**SHORT EXERCISE:** Only the lines from the start up to and including the line containing "self.num_vertices = self.n * self.sub" should be repeated, word for word.

**DATA SEGMENT:**
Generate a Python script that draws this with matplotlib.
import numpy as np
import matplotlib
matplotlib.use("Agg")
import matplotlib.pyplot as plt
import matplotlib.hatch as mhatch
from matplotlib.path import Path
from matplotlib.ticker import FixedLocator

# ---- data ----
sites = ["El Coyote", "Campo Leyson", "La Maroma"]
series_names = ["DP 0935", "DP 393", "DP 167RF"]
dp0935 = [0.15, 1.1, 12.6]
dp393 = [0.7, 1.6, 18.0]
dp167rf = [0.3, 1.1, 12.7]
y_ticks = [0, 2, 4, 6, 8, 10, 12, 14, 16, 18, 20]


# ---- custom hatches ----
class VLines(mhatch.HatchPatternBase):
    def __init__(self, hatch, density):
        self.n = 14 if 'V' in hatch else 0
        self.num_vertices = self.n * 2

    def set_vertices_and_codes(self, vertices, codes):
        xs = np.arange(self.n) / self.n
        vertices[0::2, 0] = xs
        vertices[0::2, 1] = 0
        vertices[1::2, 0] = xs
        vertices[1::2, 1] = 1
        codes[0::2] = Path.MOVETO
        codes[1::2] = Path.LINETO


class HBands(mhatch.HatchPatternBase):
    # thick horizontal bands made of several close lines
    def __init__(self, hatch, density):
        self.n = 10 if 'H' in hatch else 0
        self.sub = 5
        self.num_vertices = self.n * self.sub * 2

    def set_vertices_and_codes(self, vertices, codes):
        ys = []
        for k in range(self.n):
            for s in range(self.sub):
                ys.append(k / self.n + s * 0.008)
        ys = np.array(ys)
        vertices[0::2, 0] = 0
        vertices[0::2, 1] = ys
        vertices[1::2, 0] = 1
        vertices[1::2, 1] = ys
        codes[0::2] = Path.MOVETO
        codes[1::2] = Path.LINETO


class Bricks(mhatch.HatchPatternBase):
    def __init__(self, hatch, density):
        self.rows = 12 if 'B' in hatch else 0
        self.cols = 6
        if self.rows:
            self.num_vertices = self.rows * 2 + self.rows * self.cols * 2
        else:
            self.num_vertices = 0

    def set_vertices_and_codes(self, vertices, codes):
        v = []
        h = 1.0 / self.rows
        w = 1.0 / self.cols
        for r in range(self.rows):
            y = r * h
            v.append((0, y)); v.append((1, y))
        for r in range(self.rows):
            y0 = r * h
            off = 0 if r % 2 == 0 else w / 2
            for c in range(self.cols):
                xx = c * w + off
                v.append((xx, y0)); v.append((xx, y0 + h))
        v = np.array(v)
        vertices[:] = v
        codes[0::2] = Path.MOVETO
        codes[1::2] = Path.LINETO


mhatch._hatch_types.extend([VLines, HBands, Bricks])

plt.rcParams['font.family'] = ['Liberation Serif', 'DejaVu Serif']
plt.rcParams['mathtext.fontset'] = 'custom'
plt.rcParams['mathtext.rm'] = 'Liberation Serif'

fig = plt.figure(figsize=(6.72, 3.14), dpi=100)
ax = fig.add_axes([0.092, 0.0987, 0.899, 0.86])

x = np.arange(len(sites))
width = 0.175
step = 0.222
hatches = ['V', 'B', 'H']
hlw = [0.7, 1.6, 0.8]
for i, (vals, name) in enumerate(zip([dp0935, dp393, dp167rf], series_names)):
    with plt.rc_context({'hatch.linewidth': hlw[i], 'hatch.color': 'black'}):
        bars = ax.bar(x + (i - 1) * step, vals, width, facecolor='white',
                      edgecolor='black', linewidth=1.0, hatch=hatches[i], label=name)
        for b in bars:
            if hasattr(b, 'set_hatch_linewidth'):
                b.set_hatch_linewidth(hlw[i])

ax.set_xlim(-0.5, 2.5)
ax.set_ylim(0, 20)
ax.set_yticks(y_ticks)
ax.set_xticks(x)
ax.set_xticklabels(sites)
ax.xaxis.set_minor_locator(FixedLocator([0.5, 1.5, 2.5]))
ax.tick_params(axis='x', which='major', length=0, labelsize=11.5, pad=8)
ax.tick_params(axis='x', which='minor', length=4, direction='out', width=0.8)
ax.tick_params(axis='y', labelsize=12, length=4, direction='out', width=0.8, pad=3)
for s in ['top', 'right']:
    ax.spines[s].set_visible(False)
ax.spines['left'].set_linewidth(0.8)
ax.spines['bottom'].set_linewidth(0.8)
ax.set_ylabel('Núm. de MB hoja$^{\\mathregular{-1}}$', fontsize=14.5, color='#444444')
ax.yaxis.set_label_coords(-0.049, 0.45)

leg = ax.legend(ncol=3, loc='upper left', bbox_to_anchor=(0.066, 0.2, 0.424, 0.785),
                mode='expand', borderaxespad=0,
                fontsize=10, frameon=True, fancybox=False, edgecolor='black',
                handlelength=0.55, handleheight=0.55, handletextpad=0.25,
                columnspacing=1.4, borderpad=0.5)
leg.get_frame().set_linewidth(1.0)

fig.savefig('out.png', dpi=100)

**RESULT OF THIS EXERCISE:**
Generate a Python script that draws this with matplotlib.
import numpy as np
import matplotlib
matplotlib.use("Agg")
import matplotlib.pyplot as plt
import matplotlib.hatch as mhatch
from matplotlib.path import Path
from matplotlib.ticker import FixedLocator

# ---- data ----
sites = ["El Coyote", "Campo Leyson", "La Maroma"]
series_names = ["DP 0935", "DP 393", "DP 167RF"]
dp0935 = [0.15, 1.1, 12.6]
dp393 = [0.7, 1.6, 18.0]
dp167rf = [0.3, 1.1, 12.7]
y_ticks = [0, 2, 4, 6, 8, 10, 12, 14, 16, 18, 20]


# ---- custom hatches ----
class VLines(mhatch.HatchPatternBase):
    def __init__(self, hatch, density):
        self.n = 14 if 'V' in hatch else 0
        self.num_vertices = self.n * 2

    def set_vertices_and_codes(self, vertices, codes):
        xs = np.arange(self.n) / self.n
        vertices[0::2, 0] = xs
        vertices[0::2, 1] = 0
        vertices[1::2, 0] = xs
        vertices[1::2, 1] = 1
        codes[0::2] = Path.MOVETO
        codes[1::2] = Path.LINETO


class HBands(mhatch.HatchPatternBase):
    # thick horizontal bands made of several close lines
    def __init__(self, hatch, density):
        self.n = 10 if 'H' in hatch else 0
        self.sub = 5
        self.num_vertices = self.n * self.sub * 2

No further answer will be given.